Yung Rich Nation might be Migos’ first album but it’s hardly a debut. After a slew of mixtapes and hits including ‘Versace’ and ‘Fight Night’, YRN isn’t the work of a trio on the come-up; it’s a consolidation of power, and they’re already invested in retelling their history.
Quavo open the album asking, “You remember that shit we did way way way back in the day?”, and he closes it with dreams of his legacy; “I just wanted to be recognised”. In the song ‘Memoirs’ we hear tales of buying a first car, getting involved in shootouts, robbing houses, and getting high for the first time. Takeoff channels the master storyteller Slick Rick on ‘Highway 85’, and on ‘Migos Origin’, Quavo historicises their own distinctive flow: “You want the origin of the flow, you better shut the fuck up / And listen up, to what the Migos bout to cook up.”
Not only do they literally divulge their history in a lyrical sense, but YRN is an effective sonic summary of their career to date.

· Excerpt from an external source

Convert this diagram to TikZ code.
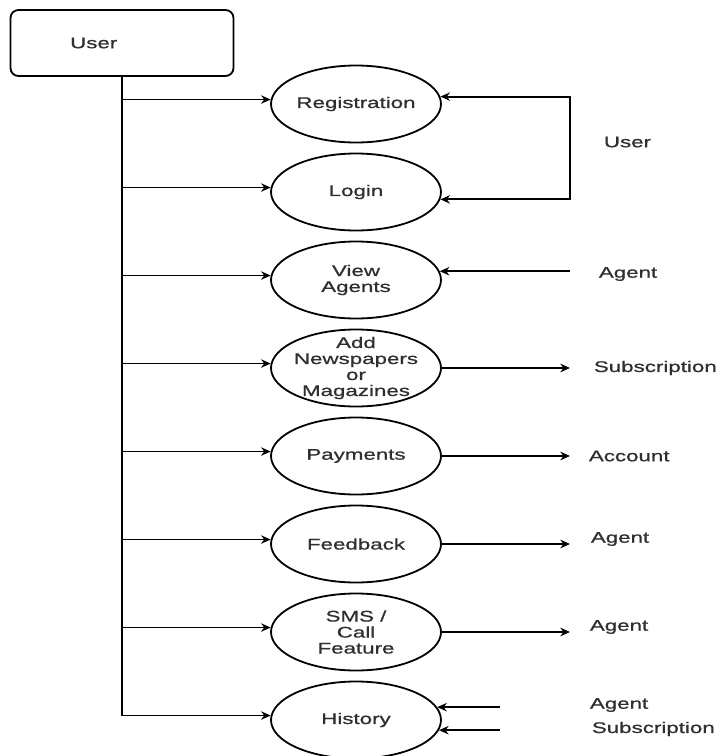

The Migos flow is a constant presence, and there are bangers in the mould of those that made them so conducive to Vine (“Dab Daddy, ‘One Time’, ‘Pipe It Up’, ‘Trap Funk’) plus a feature from fellow Atlanta hero Young Thug (‘Cocaina’).
This more reflective direction from Migos is the obvious reaction to one of rap culture’s greatest tropes; the struggle to remain relevant once successful. Migos are signed to 300 Entertainment and the No Label era is evidently over, so their obvious challenge is developing a new narrative. They relish the opportunity—the crown is theirs, as they declare on ‘Spray the Champagne’, and in-between the nostalgia are entertaining moments of success. Takeoff jokes about turning foreign girls into American citizens, Offset boasts about his Louis Vuitton sneakers, and a nonchalant Quavo seduces committed women in his Bentley
There are few true lowlights on the album, but nothing with an energy that quite matches the wild hooks and prolific ad-libs in their mixtapes’ best work. Some songs come close—’Just For Tonight’ has all the ingredients with a Chris Brown hook and knocking drums but occupies a weird space between club anthem and dark sex ballad, and while ‘Gangsta Rap’ has an unreal low end, the hook and succinct verses feel unfinished. Nevertheless, for a fifteen-track album the album is admirably consistent, if not their best work.